Wise Council

‘Fish Tank’

Directed by Andrea Arnold. Starring Katie Jarvis, Michael Fassbender, Kierston Wareing, Rebecca Griffiths

by John Carvill

Andrea Arnold’s second full-length feature, ‘Fish Tank’, plunges the viewer into a Britain which is not so much ‘broken’ as ‘splintered’: although you could summarise the film’s tone and milieu by describing it as a sort of non-cartoonish version of ‘Shameless’, your overall lasting impression is bound to be positive, rather than despairing. That said, there’d be every reason to fear otherwise during two hours in which you could easily find yourself glued to the edge of your seat with fingernails clasped between your teeth.

Seventeen year old first-time actress Katie Jarvis plays fifteen year old Mia, feisty but fragile daughter of dissolute single Mum Joanne (Kierston Wareing), older sister to bulldog-tempered Tyler (Rebecca Griffiths), and reluctant inhabitant of a council flat on an Essex estate. Mia’s character is quickly established in two brief early scenes. In the first – a gritty modern updating of Katherine Hepburn’s ‘window pinging’ scene from ‘Bringing up Baby’ – she tells her friend’s father, who has come to the window to angrily request that Mia stop throwing stones though it, to pass on a message to his daughter for her: “Tell her her Old Man is a cunt!”; in the second, she gratuitously headbutts another teenage girl whose sub-Spice Girls dance routines she disdains.

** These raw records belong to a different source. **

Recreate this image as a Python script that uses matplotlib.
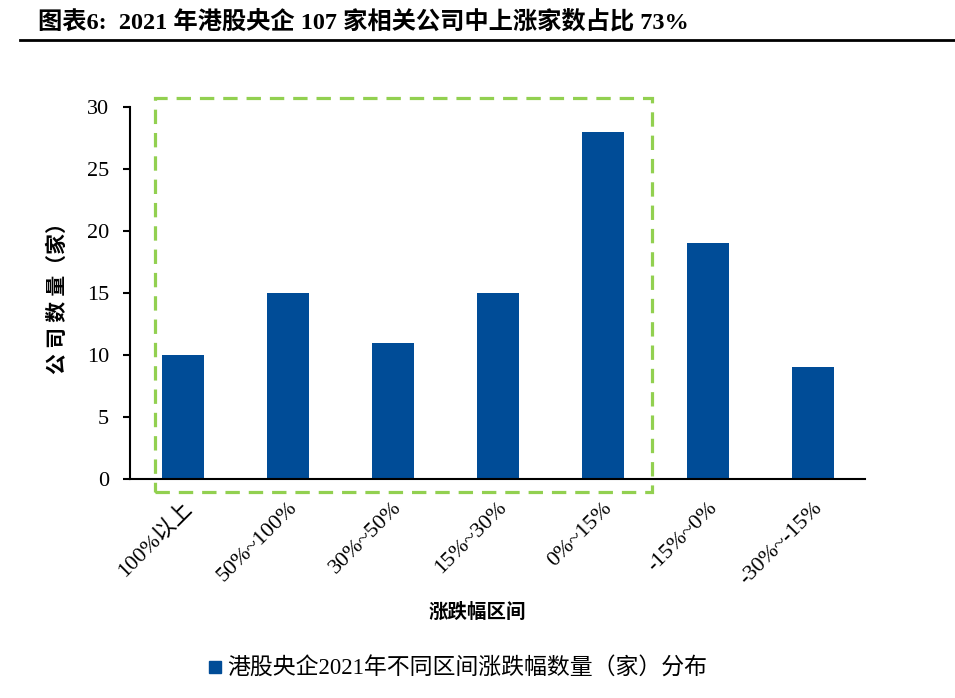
import matplotlib.pyplot as plt
from matplotlib.patches import Rectangle
from matplotlib.lines import Line2D

categories = ['100%以上', '50%~100%', '30%~50%', '15%~30%', '0%~15%', '-15%~0%', '-30%~-15%']
counts = [10, 15, 11, 15, 28, 19, 9]
yticks = [0, 5, 10, 15, 20, 25, 30]

title = '图表6:  2021 年港股央企 107 家相关公司中上涨家数占比 73%'
legend_label = '港股央企2021年不同区间涨跌幅数量（家）分布'

fonts = ['Liberation Serif', 'Noto Sans CJK SC']
plt.rcParams['font.family'] = fonts

bar_color = '#004C97'
box_color = '#92D050'

fig = plt.figure(figsize=(9.55, 6.98), dpi=100)
ax = fig.add_axes([130 / 955, 1 - 479 / 698, 735 / 955, 372 / 698])

x = list(range(len(categories)))
ax.bar(x, counts, width=0.4, color=bar_color, zorder=2)
ax.set_xlim(-0.5, len(categories) - 0.5)
ax.set_ylim(0, 30)
ax.set_yticks(yticks)
ax.set_xticks(x)
ax.set_xticklabels(categories, rotation=45, ha='right', rotation_mode='anchor', fontsize=16)
ax.tick_params(axis='x', length=0, pad=14)
ax.tick_params(axis='y', length=5, width=1.5, direction='out', labelsize=16, pad=10)
for s in ['top', 'right']:
    ax.spines[s].set_visible(False)
ax.spines['left'].set_linewidth(1.5)
ax.spines['bottom'].set_linewidth(1.5)

# green dashed box round the rising groups
box = Rectangle((-0.262, -1.05), 4.733, 31.78, fill=False, edgecolor=box_color,
                linewidth=2.3, linestyle=(0, (4.5, 2.8)), clip_on=False, zorder=3)
ax.add_patch(box)

ax.set_ylabel('公 司 数 量（家）', fontsize=15, fontweight='bold', labelpad=13)
fig.text(0.5, 1 - 612 / 698, '涨跌幅区间', ha='center', va='center',
         fontsize=14, fontweight='bold')

handle = Line2D([], [], marker='s', linestyle='none', color=bar_color, markersize=9)
fig.legend([handle], [legend_label], loc='center', bbox_to_anchor=(0.478, 1 - 669 / 698),
           frameon=False, fontsize=16.5, handletextpad=0.1, handlelength=0.8)

fig.text(38 / 955, 1 - 22 / 698, title, ha='left', va='center', fontsize=17.5, fontweight='bold')
fig.add_artist(Line2D([20 / 955, 1], [1 - 40 / 698] * 2, color='black', linewidth=2))

fig.savefig('out.png', dpi=100)
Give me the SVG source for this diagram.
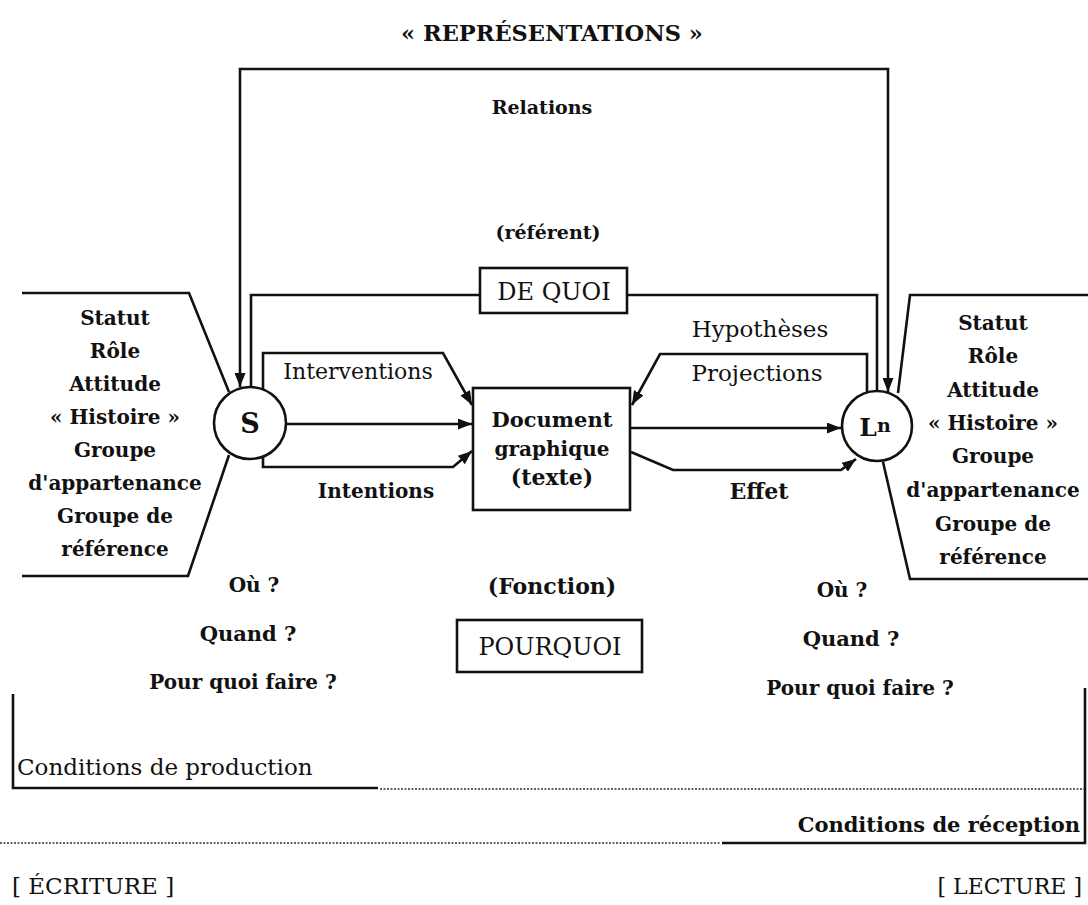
<svg xmlns="http://www.w3.org/2000/svg" width="1088" height="905" viewBox="0 0 1088 905">
<defs>
<style>
.t{font-family:"DejaVu Serif","Liberation Serif",serif;font-size:20px;fill:#111;text-anchor:middle}
.b{font-weight:bold}
.l{stroke:#111;stroke-width:2.6;fill:none;stroke-linejoin:miter}
.d{stroke:#333;stroke-width:1.6;fill:none;stroke-dasharray:2 1.5}
.box{stroke:#111;stroke-width:2.6;fill:#fff}
</style>
<marker id="ah" viewBox="0 0 14 11" refX="14" refY="5.5" markerWidth="14" markerHeight="11" markerUnits="userSpaceOnUse" orient="auto-start-reverse">
<path d="M0,0 L14,5.5 L0,11 Z" fill="#111"/>
</marker>
</defs>
<rect width="1088" height="905" fill="#fff"/>

<text class="t b" x="552" y="41" style="font-size:22.5px">« REPRÉSENTATIONS »</text>

<g id="connectors">
<path class="l" d="M240,387 V69 H888 V392" marker-start="url(#ah)" marker-end="url(#ah)"/>
<path class="l" d="M251,388 V295 H480"/>
<path class="l" d="M627,295 H877 V391"/>
<path class="l" d="M263,389 V353 H443 L472,405" marker-end="url(#ah)"/>
<path class="l" d="M286,424 H472" marker-end="url(#ah)"/>
<path class="l" d="M263,457 V467 H453 L472,451" marker-end="url(#ah)"/>
<path class="l" d="M867,392 V354 H660 L632,405" marker-end="url(#ah)"/>
<path class="l" d="M631,428 H841" marker-end="url(#ah)"/>
<path class="l" d="M631,452 L673,470 H841 L856,459" marker-end="url(#ah)"/>
</g>

<g id="panel-left">
<path class="l" d="M22,293 H189 L229,392"/>
<path class="l" d="M229,455 L188,576 H22"/>
<text class="t b" x="115" y="325">Statut</text>
<text class="t b" x="115" y="358">Rôle</text>
<text class="t b" x="115" y="391">Attitude</text>
<text class="t b" x="115" y="424">« Histoire »</text>
<text class="t b" x="115" y="457">Groupe</text>
<text class="t b" x="115" y="490">d'appartenance</text>
<text class="t b" x="115" y="523">Groupe de</text>
<text class="t b" x="115" y="556">référence</text>
</g>

<g id="panel-right">
<path class="l" d="M1088,295 H910 L898,393"/>
<path class="l" d="M883,462 L910,579 H1088"/>
<text class="t b" x="993" y="330">Statut</text>
<text class="t b" x="993" y="363">Rôle</text>
<text class="t b" x="993" y="397">Attitude</text>
<text class="t b" x="993" y="430">« Histoire »</text>
<text class="t b" x="993" y="463">Groupe</text>
<text class="t b" x="993" y="497">d'appartenance</text>
<text class="t b" x="993" y="531">Groupe de</text>
<text class="t b" x="993" y="564">référence</text>
</g>

<g id="node-S">
<circle class="box" cx="250" cy="423" r="36"/>
<text class="t b" x="250" y="433" style="font-size:27px">S</text>
</g>

<g id="node-Ln">
<circle class="box" cx="877" cy="426" r="35"/>
<text class="t b" x="875" y="436" style="font-size:25px">L<tspan style="font-size:19px" dy="-4">n</tspan></text>
</g>

<g id="node-document">
<rect class="box" x="473" y="388" width="157" height="122"/>
<text class="t b" x="552" y="427" style="font-size:21px">Document</text>
<text class="t b" x="552" y="456">graphique</text>
<text class="t b" x="552" y="485" style="font-size:22px">(texte)</text>
</g>

<g id="node-dequoi">
<rect class="box" x="480" y="268" width="147" height="45"/>
<text class="t" x="554" y="300" style="font-size:24px">DE QUOI</text>
</g>

<g id="node-pourquoi">
<rect class="box" x="457" y="620" width="185" height="52"/>
<text class="t" x="550" y="655" style="font-size:24px">POURQUOI</text>
</g>

<g id="labels">
<text class="t b" x="542" y="114" style="font-size:19px">Relations</text>
<text class="t b" x="548" y="239" style="font-size:19px">(référent)</text>
<text class="t" x="358" y="379" style="font-size:22px">Interventions</text>
<text class="t b" x="376" y="498">Intentions</text>
<text class="t" x="760" y="337" style="font-size:23px">Hypothèses</text>
<text class="t" x="757" y="381" style="font-size:23px">Projections</text>
<text class="t b" x="759" y="499" style="font-size:22px">Effet</text>
<text class="t b" x="254" y="592">Où ?</text>
<text class="t b" x="248" y="641" style="font-size:21px">Quand ?</text>
<text class="t b" x="243" y="689">Pour quoi faire ?</text>
<text class="t b" x="552" y="594" style="font-size:22px">(Fonction)</text>
<text class="t b" x="842" y="597">Où ?</text>
<text class="t b" x="851" y="646" style="font-size:21px">Quand ?</text>
<text class="t b" x="860" y="695">Pour quoi faire ?</text>
</g>

<g id="conditions">
<path class="l" d="M13,694 V788 H378"/>
<path class="d" d="M380,789 H1085"/>
<path class="l" d="M1085,688 V843 H722"/>
<path class="d" d="M0,843 H720"/>
<text class="t" x="17" y="775" style="font-size:23px;text-anchor:start">Conditions de production</text>
<text class="t b" x="1080" y="832" style="font-size:21px;text-anchor:end">Conditions de réception</text>
<text class="t" x="12" y="894" style="font-size:23px;text-anchor:start">[ ÉCRITURE ]</text>
<text class="t" x="1082" y="894" style="font-size:22px;text-anchor:end">[ LECTURE ]</text>
</g>
</svg>
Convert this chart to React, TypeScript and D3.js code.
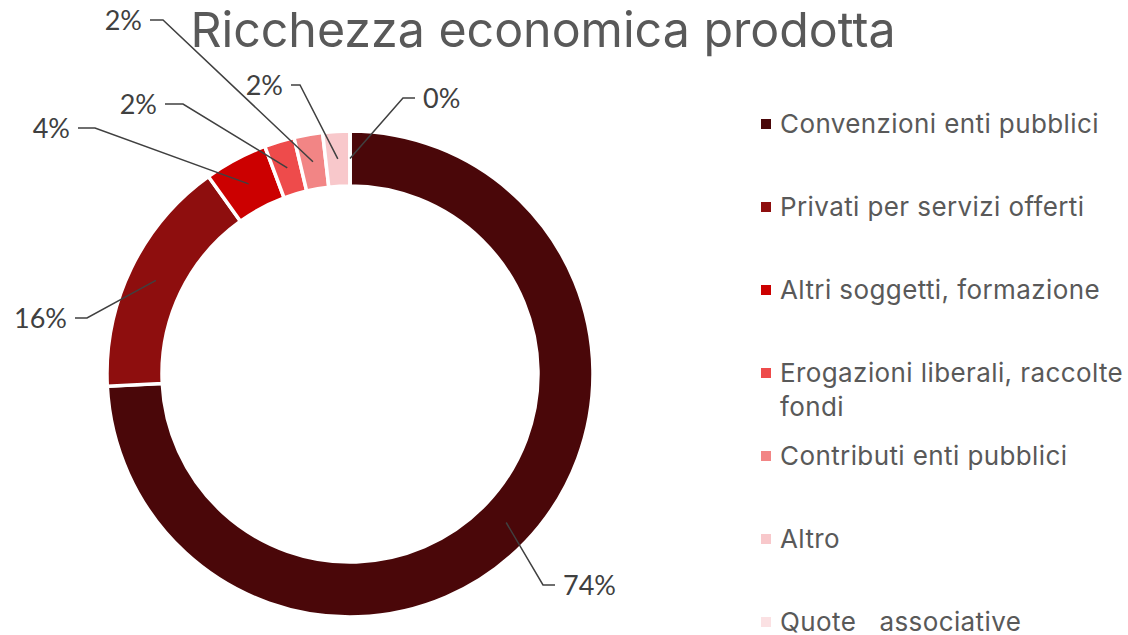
import React from "react";
import * as d3 from "d3";

const categories = [
  "Convenzioni enti pubblici",
  "Privati per servizi offerti",
  "Altri soggetti, formazione",
  "Erogazioni liberali, raccolte fondi",
  "Contributi enti pubblici",
  "Altro",
  "Quote   associative",
];
const values = [74.2, 15.9, 4.2, 2.0, 1.9, 1.8, 0.0];
const colors = ["#4A0709", "#8E0E0E", "#CC0000", "#EE4B4B", "#F28585", "#F8C8CB", "#FBE1E3"];
const legendLines = [
  ["Convenzioni enti pubblici"],
  ["Privati per servizi offerti"],
  ["Altri soggetti, formazione"],
  ["Erogazioni liberali, raccolte", "fondi"],
  ["Contributi enti pubblici"],
  ["Altro"],
  ["Quote   associative"],
];
// label layout: elbow point, end of horizontal segment, text anchor side
const labelLayout = [
  { ex: 543, ey: 585, hx: 555, side: "start" },
  { ex: 87, ey: 318, hx: 75, side: "end" },
  { ex: 95, ey: 128, hx: 78, side: "end" },
  { ex: 183, ey: 104, hx: 165, side: "end" },
  { ex: 163, ey: 20, hx: 150, side: "end" },
  { ex: 300, ey: 85, hx: 291, side: "end" },
  { ex: 403, ey: 98, hx: 415, side: "start" },
];

const W = 1128;
const H = 635;
const cx = 350;
const cy = 374;
const rOuter = 243;
const rInner = 188;

export default function App() {
  const total = d3.sum(values);
  const pie = d3.pie<number>().sort(null).value((d) => d).startAngle(0).endAngle(2 * Math.PI);
  const arcs = pie(values);
  const arc = d3.arc<d3.PieArcDatum<number>>().innerRadius(rInner).outerRadius(rOuter);
  const fmt = (v: number) => `${Math.round((v / total) * 100)}%`;

  return (
    <svg width={W} height={H} style={{ position: "absolute", left: 0, top: 0, background: "#fff" }}>
      <text
        x={543}
        y={47}
        textAnchor="middle"
        fontFamily="Inter, 'Open Sans', sans-serif"
        fontSize={48.3}
        fill="#595959"
      >
        Ricchezza economica prodotta
      </text>
      <g transform={`translate(${cx},${cy})`}>
        {arcs.map((a, i) => (
          <path key={i} d={arc(a) || ""} fill={colors[i]} stroke="#fff" strokeWidth={3.5} />
        ))}
      </g>
      {arcs.map((a, i) => {
        const [px, py] = arc.centroid(a);
        const L = labelLayout[i];
        const tx = L.side === "start" ? L.hx + 8 : L.hx - 8;
        return (
          <g key={i}>
            <polyline
              points={`${cx + px},${cy + py} ${L.ex},${L.ey} ${L.hx},${L.ey}`}
              fill="none"
              stroke="#404040"
              strokeWidth={1.5}
            />
            <text
              x={tx}
              y={L.ey}
              dy="0.36em"
              textAnchor={L.side}
              fontFamily="Lato, 'Open Sans', sans-serif"
              fontSize={27}
              fill="#404040"
            >
              {fmt(values[i])}
            </text>
          </g>
        );
      })}
      <g>
        {categories.map((c, i) => {
          const y = 124 + i * 83;
          return (
            <g key={c}>
              <rect x={761} y={y - 5} width={10} height={10} fill={colors[i]} />
              {legendLines[i].map((ln, j) => (
                <text
                  key={j}
                  x={780}
                  y={y + j * 34}
                  dy="0.36em"
                  fontFamily="Inter, 'Open Sans', sans-serif"
                  fontSize={26}
                  letterSpacing={0.4}
                  fill="#595959"
                  style={{ whiteSpace: "pre" }}
                >
                  {ln}
                </text>
              ))}
            </g>
          );
        })}
      </g>
    </svg>
  );
}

It’s an environment in which jobs are rare while pre-teen binge drinking is a nightly ritual. Profanity prevails, home comforts are few and far between, and tenderness is in short supply until the arrival of Joanne’s new boyfriend Connor (Michael Fassbender), a marginally more stable and emotionally available character. Mia has a passion (and talent) for street dance, which she practices alone in a derelict flat, fuelled by frequent pulls from a two-litre plastic bottle of budget cider. Encouraged by Connor, she responds to an advert requesting hopefuls to submit audition tapes showcasing their dancing skills. Meanwhile, Mia is romantically pursued by a member of a local traveller community, Billy (Harry Treadaway), whose advances she indulges whilst clearly hankering after someone more like Connor.

The performances are uniformly excellent, and Katie Jarvis more than deserves the accolades she has received; it is simply astonishing that anyone of her age could act this well in a debut role. The minute to minute experience of watching the film is an uneasily enjoyable one. The direction is fluid, the narrative never sags, there’s a satisfying mix of roughly five parts bitter to one part sweet, and the salty dialog is often very funny. But there’s a pervasive air of foreboding, gut-wrenching tension, and the dreadful feeling that something awful is about to happen now and then culminates in some awful thing actually happening.

The ending isn’t quite what you could call ‘happy’; instead, it could best be described as cautiously hopeful. This is a film that’s hard to watch, but will undoubtedely prove even harder to forget. You believe in, and care about these characters, and the resulting emotional involvement is a key component of the film’s success. Despite the almost ever-present humour, a strong emotional stomach is required. But the sense of hopefulness and potential redemption the viewer is left with, spreads out from the protagonist(s) to encompass the community the film depicts, and – despite the current government’s plans to scrap the UK Film Council – this is a British film which holds out more hope for the future of British Film than any other of recent years.